The weather is hot and sticky, but with enough of a cool breeze every few hours to keep it fresh. Delhi is unexpectedly lush and green with parks and tree lanes dotting the city. The food is — exceptional. Everything is spicy, but just within the border of palatable. We drink water out of big beautiful clay pots and on our first night when we moved from the hotel to the venue, we slept in tents and had bucket showers. The mosquitoes love us in the evening when the thick air cools down at the end of the day.

I love this country. Delhi is so different to Pune. It’s much bigger and cleaner, there is less obvious poverty in the roads we’ve been in. It is bursting with life and colour and smells that have been painted with layers and layers of scents. Like a painting with colours that have blended together and they form a brown with a hint of yellow or blue or green.

The more I am here, the stranger London becomes. I have not yet met someone living here who is asleep inside. Perhaps it’s just the places here we’ve been. Underneath the life filled world that is here are still massive corporations providing employment for hundreds of thousands. Cheap labour to one is employment to the other.

The first time I arrived in India last year, I landed at Mumbai’s airport. It with flooded with people, mostly men. There was pushing and grabbing and shouting and staring. Landing in Delhi was like landing in Joburg. Big, beautifully finished, working systems, polite, orderly, shiny and only intentional evidence to show that it is no longer where we left. Local faces on posters welcoming guests, poster boards boasting sites and statistics to, familiar Hollywood faces on huge screens selling perfume, it’s so familiar and foreign at the same time.

Walking out of the airport into the Indian air, was just the same. I would come here over and over again just for that moment and for the first breath of this country after having been away. It’s thick and full and floods the system.

I feel safer riding tuk tuks and taxis and driving here than I do anywhere else in the world. It is a chaordic world here and the life on the roads flows. Everyone is wide awake and fully responsive, there is no road rage or anger, there is just movement.
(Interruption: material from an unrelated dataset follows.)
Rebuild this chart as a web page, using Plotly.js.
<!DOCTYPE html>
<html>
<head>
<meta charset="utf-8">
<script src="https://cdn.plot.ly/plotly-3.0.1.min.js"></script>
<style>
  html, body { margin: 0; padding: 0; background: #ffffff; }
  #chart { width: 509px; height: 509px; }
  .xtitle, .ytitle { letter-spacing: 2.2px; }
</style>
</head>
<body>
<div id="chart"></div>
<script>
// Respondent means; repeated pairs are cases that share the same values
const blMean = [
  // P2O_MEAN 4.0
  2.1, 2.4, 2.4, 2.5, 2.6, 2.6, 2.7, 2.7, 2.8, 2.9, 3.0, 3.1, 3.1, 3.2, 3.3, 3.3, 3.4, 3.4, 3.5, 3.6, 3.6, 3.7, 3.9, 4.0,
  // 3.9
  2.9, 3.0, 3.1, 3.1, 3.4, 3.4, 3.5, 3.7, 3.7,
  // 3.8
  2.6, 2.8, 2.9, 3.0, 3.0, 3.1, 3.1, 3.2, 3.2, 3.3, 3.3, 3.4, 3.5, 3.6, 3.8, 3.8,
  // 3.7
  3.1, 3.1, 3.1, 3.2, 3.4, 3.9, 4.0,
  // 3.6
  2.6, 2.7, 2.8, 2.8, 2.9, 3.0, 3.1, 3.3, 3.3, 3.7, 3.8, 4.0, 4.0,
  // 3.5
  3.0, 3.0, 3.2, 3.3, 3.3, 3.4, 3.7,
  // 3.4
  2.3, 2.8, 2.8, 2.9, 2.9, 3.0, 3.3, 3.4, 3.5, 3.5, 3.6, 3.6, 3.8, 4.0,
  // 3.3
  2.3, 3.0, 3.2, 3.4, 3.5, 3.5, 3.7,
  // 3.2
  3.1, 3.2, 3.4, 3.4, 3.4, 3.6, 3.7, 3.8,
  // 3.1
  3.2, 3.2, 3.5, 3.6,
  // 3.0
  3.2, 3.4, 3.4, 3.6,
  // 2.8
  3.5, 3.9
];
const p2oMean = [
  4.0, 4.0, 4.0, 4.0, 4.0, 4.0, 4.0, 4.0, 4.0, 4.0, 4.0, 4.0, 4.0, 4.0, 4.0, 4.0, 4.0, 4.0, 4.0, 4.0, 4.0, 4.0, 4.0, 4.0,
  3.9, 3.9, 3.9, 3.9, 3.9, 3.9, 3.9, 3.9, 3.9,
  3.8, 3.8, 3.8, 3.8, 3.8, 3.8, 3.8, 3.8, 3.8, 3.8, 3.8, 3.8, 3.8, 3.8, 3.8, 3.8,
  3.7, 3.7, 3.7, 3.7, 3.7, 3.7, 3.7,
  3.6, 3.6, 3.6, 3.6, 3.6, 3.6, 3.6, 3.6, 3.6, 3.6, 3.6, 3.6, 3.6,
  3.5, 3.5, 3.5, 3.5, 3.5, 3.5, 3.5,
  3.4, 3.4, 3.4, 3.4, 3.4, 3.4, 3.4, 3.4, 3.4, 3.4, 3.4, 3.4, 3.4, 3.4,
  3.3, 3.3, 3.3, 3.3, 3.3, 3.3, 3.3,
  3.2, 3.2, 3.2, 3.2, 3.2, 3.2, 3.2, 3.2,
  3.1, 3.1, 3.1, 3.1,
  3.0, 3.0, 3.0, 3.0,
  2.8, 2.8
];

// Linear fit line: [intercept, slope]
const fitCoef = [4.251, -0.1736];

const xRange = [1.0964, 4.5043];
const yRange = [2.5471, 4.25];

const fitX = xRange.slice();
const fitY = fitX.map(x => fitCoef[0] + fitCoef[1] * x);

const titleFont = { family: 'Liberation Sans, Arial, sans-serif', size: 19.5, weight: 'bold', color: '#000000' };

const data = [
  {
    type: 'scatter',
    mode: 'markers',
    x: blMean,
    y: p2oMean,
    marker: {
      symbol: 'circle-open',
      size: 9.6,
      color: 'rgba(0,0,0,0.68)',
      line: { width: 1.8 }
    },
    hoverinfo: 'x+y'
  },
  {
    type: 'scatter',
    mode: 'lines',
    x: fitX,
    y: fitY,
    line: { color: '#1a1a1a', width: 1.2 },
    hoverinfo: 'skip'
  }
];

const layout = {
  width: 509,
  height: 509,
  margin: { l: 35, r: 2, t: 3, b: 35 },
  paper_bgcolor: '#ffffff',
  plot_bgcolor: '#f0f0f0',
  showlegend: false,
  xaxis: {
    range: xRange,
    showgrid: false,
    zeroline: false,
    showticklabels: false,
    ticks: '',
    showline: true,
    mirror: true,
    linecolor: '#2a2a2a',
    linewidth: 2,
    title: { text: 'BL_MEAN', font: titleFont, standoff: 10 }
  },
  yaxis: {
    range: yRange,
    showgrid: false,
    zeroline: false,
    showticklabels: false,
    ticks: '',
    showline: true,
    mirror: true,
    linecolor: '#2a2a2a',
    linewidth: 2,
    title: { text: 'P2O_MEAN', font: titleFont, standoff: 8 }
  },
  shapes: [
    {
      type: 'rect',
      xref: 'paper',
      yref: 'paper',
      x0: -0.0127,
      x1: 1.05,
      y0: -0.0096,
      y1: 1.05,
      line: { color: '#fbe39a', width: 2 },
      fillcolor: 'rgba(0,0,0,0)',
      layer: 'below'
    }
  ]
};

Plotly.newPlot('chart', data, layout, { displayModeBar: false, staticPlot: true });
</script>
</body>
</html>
The markets are so full of colour, the fabrics, the stitching, the variety — it’s difficult to imagine someone walking through and not being drawn into a stall to touch the silks, smell the wool, stroke the cashmere against a cheek. Like in South Africa, the craftsmanship and the artistry is exceptional. Fine sculptures, paintings, stitching, that don’t live anywhere else in the world other than with people who have fallen in love with this place and have been lucky enough to bring goods home with them.

So many things are offered, discounts negotiated, taxi rides suggested. It’s such an experience of boundaries and assertiveness. I wish I could be like I am here, when I’m somewhere else. I feel so at ease here. I don’t miss the false politeness that I often notice in more Western Cultures.
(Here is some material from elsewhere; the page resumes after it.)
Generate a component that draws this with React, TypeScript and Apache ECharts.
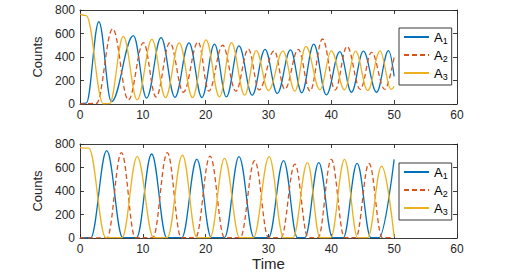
import React, { useEffect, useRef } from 'react';
import * as echarts from 'echarts';

// ---- data (extrema of each oscillation) ----
const seriesNames = ['A1', 'A2', 'A3'];
const xMin = 0;
const xMax = 60;
const xStep = 10;
const yMin = 0;
const yMax = 800;
const yStep = 200;

// Top panel
const topA1: [number, number][] = [
  [0, 3], [1.0, 8], [3.0, 700], [5.0, 20], [8.5, 582], [10.6, 50], [12.9, 565],
  [15.1, 57], [17.35, 520], [19.4, 55], [21.4, 510], [23.3, 60], [25.3, 495],
  [27.4, 75], [29.45, 465], [31.4, 90], [33.5, 460], [35.3, 95], [37.2, 510],
  [39.2, 78], [41.35, 445], [43.2, 100], [45.1, 450], [47.2, 100], [49.1, 455],
  [50, 235],
];
const topA2: [number, number][] = [
  [0, 0], [2.6, 5], [5.2, 640], [7.7, 34], [10.1, 522], [12.1, 60], [14.3, 522],
  [16.45, 100], [18.8, 528], [20.5, 110], [22.7, 500], [24.8, 110], [26.8, 468],
  [28.5, 120], [30.9, 452], [32.6, 125], [34.75, 465], [36.6, 110], [38.6, 553],
  [40.6, 120], [42.5, 490], [44.6, 125], [46.4, 440], [48.5, 125], [50, 400],
];
const topA3: [number, number][] = [
  [0, 765], [1.0, 752], [3.7, 2], [4.7, 3], [6.9, 575], [9.1, 35], [11.45, 550],
  [13.6, 55], [15.8, 520], [17.9, 55], [20.05, 545], [22.2, 60], [24.1, 522],
  [26.2, 75], [28.05, 455], [30.0, 115], [32.3, 450], [34.2, 110], [35.95, 490],
  [38.2, 120], [40.0, 452], [42.1, 120], [43.85, 450], [45.8, 115], [47.75, 452],
  [49.5, 125], [50, 150],
];

// Bottom panel
const botA1: [number, number][] = [
  [0, 0], [1.7, 2], [4.25, 743], [6.8, 3], [9.0, 3], [11.4, 715], [13.8, 3],
  [16.2, 3], [18.6, 670], [20.9, 3], [23.0, 3], [25.3, 692], [27.7, 3], [30.0, 3],
  [32.4, 658], [34.6, 3], [35.8, 3], [38.0, 641], [40.2, 3], [41.9, 3], [44.1, 635],
  [46.3, 3], [47.6, 3], [50, 669],
];
const botA2: [number, number][] = [
  [0, 0], [4.3, 2], [6.6, 726], [8.8, 3], [11.6, 3], [13.9, 726], [16.1, 3],
  [18.4, 3], [20.7, 697], [23.0, 3], [25.5, 3], [27.8, 658], [30.0, 3], [32.0, 3],
  [34.2, 629], [36.3, 3], [37.9, 3], [40.0, 669], [42.1, 3], [43.9, 3], [46.0, 635],
  [48.1, 3], [50, 3],
];
const botA3: [number, number][] = [
  [0, 770], [1.4, 765], [4.1, 3], [6.7, 3], [9.1, 692], [11.7, 3], [13.9, 3],
  [16.3, 706], [18.6, 3], [20.7, 3], [23.0, 678], [25.4, 3], [27.6, 3], [30.1, 692],
  [32.4, 3], [33.9, 3], [36.2, 641], [38.2, 3], [39.9, 3], [42.1, 669], [44.2, 3],
  [45.8, 3], [48.0, 612], [50, 10],
];

const colors = ['#0072BD', '#D95319', '#EDB120'];
const lineTypes: any[] = ['solid', [5, 3], 'solid'];
const FONT = '"Liberation Sans", Arial, Helvetica, sans-serif';
const AX = '#262626';

export default function App() {
  const ref = useRef<HTMLDivElement>(null);

  useEffect(() => {
    document.body.style.margin = '0';
    if (!ref.current) return;
    const chart = echarts.init(ref.current, undefined, { renderer: 'svg' });

    const axisLine = { show: true, onZero: false, lineStyle: { color: AX, width: 0.9 } };
    const axisTick = { show: true, inside: true, length: 4, lineStyle: { color: AX, width: 0.9 } };

    const mkX = (grid: number, pos: 'bottom' | 'top', labels: boolean, name?: string) => ({
      type: 'value',
      gridIndex: grid,
      position: pos,
      min: xMin,
      max: xMax,
      interval: xStep,
      axisLine,
      axisTick,
      splitLine: { show: false },
      axisLabel: { show: labels, color: AX, fontSize: 12, fontFamily: FONT, margin: 5 },
      name: name,
      nameLocation: 'middle',
      nameGap: 18,
      nameTextStyle: { color: AX, fontSize: 15, fontFamily: FONT },
    });
    const mkY = (grid: number, pos: 'left' | 'right', labels: boolean, name?: string) => ({
      type: 'value',
      gridIndex: grid,
      position: pos,
      min: yMin,
      max: yMax,
      interval: yStep,
      axisLine,
      axisTick,
      splitLine: { show: false },
      axisLabel: { show: labels, color: AX, fontSize: 12, fontFamily: FONT, margin: 5 },
      name: name,
      nameLocation: 'middle',
      nameGap: 34,
      nameTextStyle: { color: AX, fontSize: 13, fontFamily: FONT },
    });

    const datasets = [
      [topA1, topA2, topA3],
      [botA1, botA2, botA3],
    ];
    const series: any[] = [];
    datasets.forEach((group, gi) => {
      group.forEach((data, si) => {
        series.push({
          name: seriesNames[si],
          type: 'line',
          xAxisIndex: gi * 2,
          yAxisIndex: gi * 2,
          data,
          symbol: 'none',
          showSymbol: false,
          smooth: 0.38,
          smoothMonotone: 'x',
          lineStyle: { color: colors[si], width: 1.3, type: lineTypes[si] },
          itemStyle: { color: colors[si] },
          emphasis: { disabled: true },
          z: 2 + si,
        });
      });
    });

    const mkLegend = (top: number) => ({
      data: seriesNames,
      orient: 'vertical',
      left: 399,
      top,
      width: 51,
      itemWidth: 25,
      itemHeight: 12,
      itemGap: 2,
      padding: [1, 4, 4, 4],
      backgroundColor: '#fff',
      borderColor: '#222',
      borderWidth: 0.9,
      selectedMode: false,
      itemStyle: { opacity: 0 },
      formatter: (n: string) => `{a|${n.slice(0, 1)}}{s|${n.slice(1)}}`,
      textStyle: {
        color: '#000',
        fontFamily: FONT,
        rich: {
          a: { fontSize: 13, fontFamily: FONT, color: '#000', lineHeight: 16 },
          s: { fontSize: 9, fontFamily: FONT, color: '#000', padding: [7, 0, 0, 0], lineHeight: 16 },
        },
      },
    });

    chart.setOption({
      animation: false,
      backgroundColor: '#fff',
      grid: [
        { left: 80, top: 10, width: 377, height: 94 },
        { left: 80, top: 144, width: 377, height: 94 },
      ],
      xAxis: [
        mkX(0, 'bottom', true),
        mkX(0, 'top', false),
        mkX(1, 'bottom', true, 'Time'),
        mkX(1, 'top', false),
      ],
      yAxis: [
        mkY(0, 'left', true, 'Counts'),
        mkY(0, 'right', false),
        mkY(1, 'left', true, 'Counts'),
        mkY(1, 'right', false),
      ],
      legend: [mkLegend(28), mkLegend(163)],
      series,
    });

    return () => chart.dispose();
  }, []);

  return <div ref={ref} style={{ width: 521, height: 276, background: '#fff' }} />;
}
There doesn’t seem to be a word for no here. To every question and request the answer is yes or a polite head shake, even when the real answer is no. Time is bent here and things change before, during and after when they were supposed to be. I love it. It’s such a practice of letting go, because it gets to a point when there is nothing that can be done and that meet with it and go with it.

We’ve rushed to be so many places on time to get somewhere else and then waited for over an hour. Or rushed to a meeting, only to learn it’s been cancelled. Or been invited out for a meal, only to stop at 4 places on the way.

I understand why people come here to find themselves, but more I understand why people come here to forget a part of themselves that isn’t needed and that they no longer want.

October is a perfect time to come. It’s warm, but there is enough of a cool breeze to want to be outdoors, rather than the desperation for airconditioning I remember from my last time here.

I love this country, I love that it is everything, that it cannot be described or pinned down, that it is a living breathing paradox of all things. For everything there is, there isn’t, for all that exists, it doesn’t, for everything experienced, there is the equal and opposite experience right with within itself. Perhaps like us too.